Tentu kalau di Indonesia banyak sekali contoh yang bisa diambil, apalagi artis-artis kontroversial yang kata orang-orang "panjat sosial". Mereka suka memberikan sensasi seperti yang aku sebutkan sebelumnya: "perbuatan yang tidak biasanya". Sehingga perbuatan ini memicu masyarakat melontarkan kalimat-kalimat buruk yang tidak seharusnya dilontarkan kepada seseorang. Mereka pun seolah-olah membiasakan batas antara "sengaja melakukannya untuk mencari perhatian" dan "melakukan itu karena sedang mengalami penyakit mental". Tentu kedua pilihan ini tidak bisa kita lihat secara kasar, harus banyak pendapat ahli yang dapat mempertegas kedua batas ini.
Ketika seorang artis korea meninggal dunia karena bunuh diri, seakan-akan dunia bangun dan mulai menggaungkan awareness terhadap kesehatan mental. Semua orang berlomba-lomba menjadi guru dan menjadi malaikat yang terlihat sangat peduli terhadap kesehatan mental. Beberapa bulan kemudian ada artis A sebut saja melakukan perbuatan aneh dengan mengacungkan jari tengah kepada sekawanan demonstran. Mungkin di pribadi yang sama, akun yang sama, lontaran sikapnya tidak sama. Ia memposting, "Ah dasar cari sensasi".
"Tidak apa-apa menurut saya, itu adalah norma sosial yang harus diterima artis A"
"Waduh, kalau begitu bagaimana batas norma sosial ini? Batas parahnya kata-kata yang dilontarkan?"
"Hm, itu terserah masyarakat yang menilai. Rasanya masyarakat tau mana yang bisa dilontarkan mana yang tidak pantas dilontarkan."
"Waduh, sulit. Kalau batas sakit hatinya seseorang bagaimana? Apakah masyarakat tahu?"
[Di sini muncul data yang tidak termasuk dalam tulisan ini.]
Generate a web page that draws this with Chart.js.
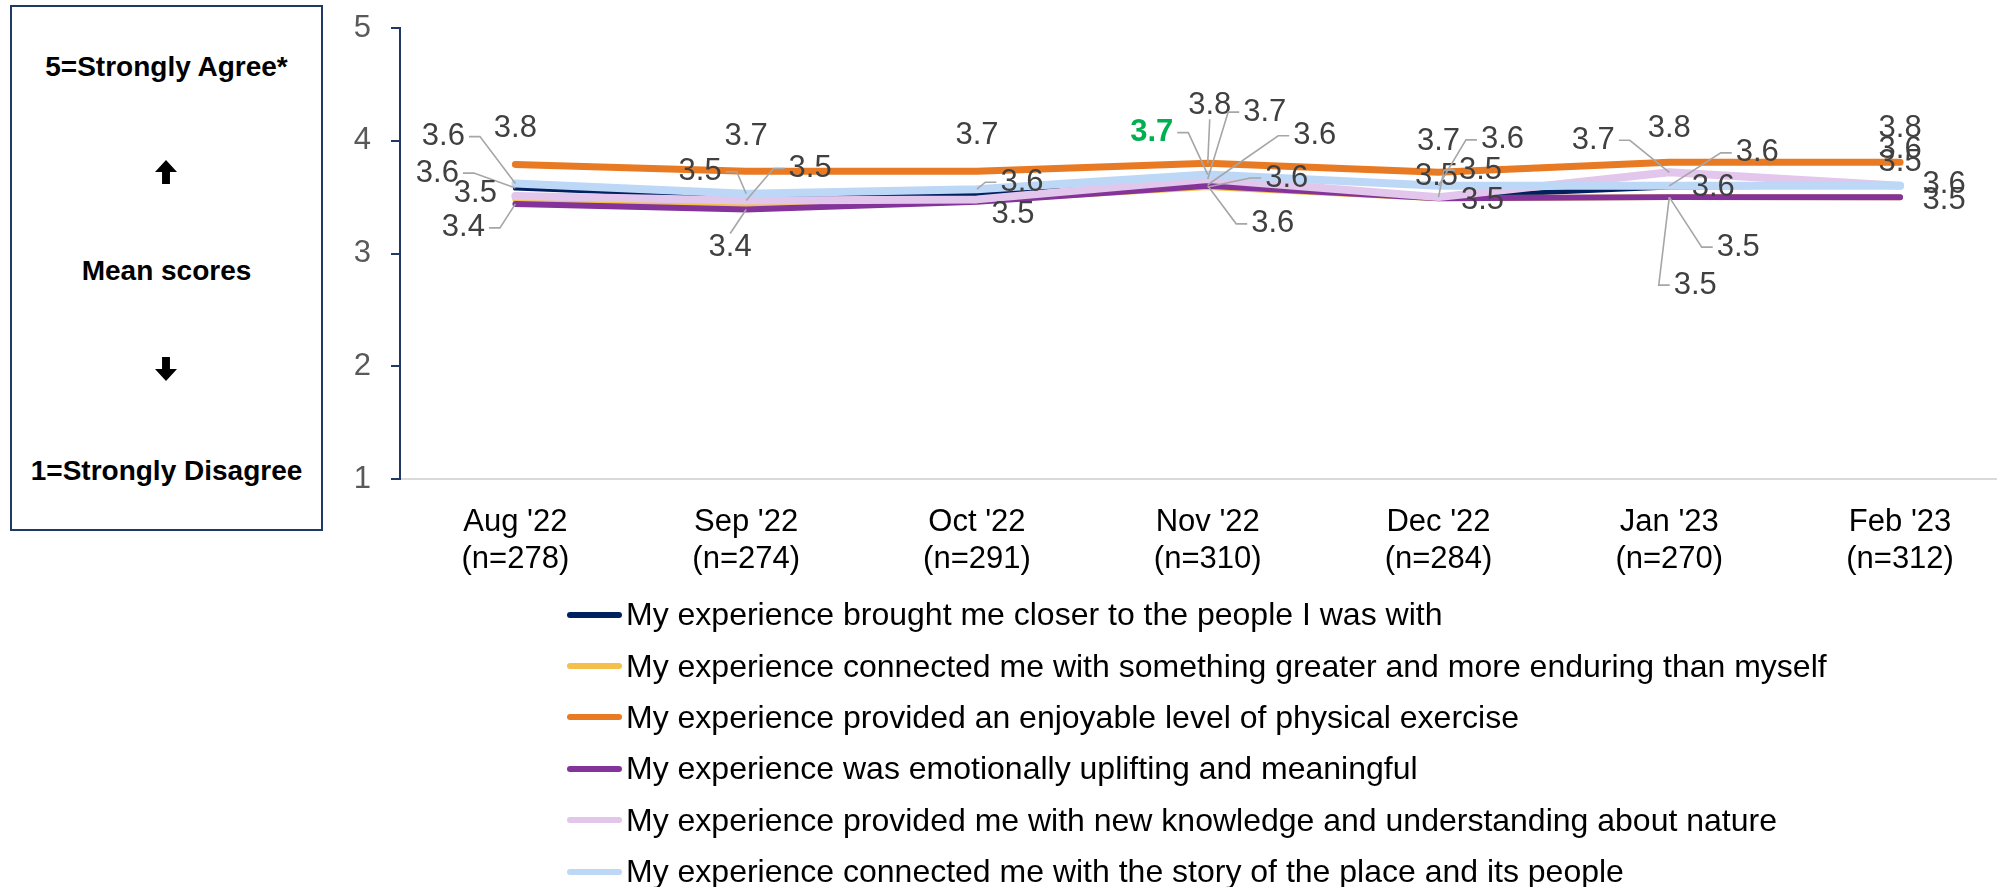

Tentu sulit untuk mengetahui isi hati seseorang, pun kita tidak bisa asal menjustifikasi bahwa "perbuatan yang tidak biasanya" yang dilakukan seorang ini adalah sekedar cari sensasi atau memang sebuah tanda ia butuh pertolongan bukannya hinaan.
Well, who knows?
Jadi mending diem aja. Kalau dia memang berniat cari sensasi, dia tidak akan mendapatkannya, jika dia memang sakit secara mental, kita dihindarkan dari perbuatan yang tidak patut. Menghindarkan kita dari salah satu tersangka pembunuhan massal.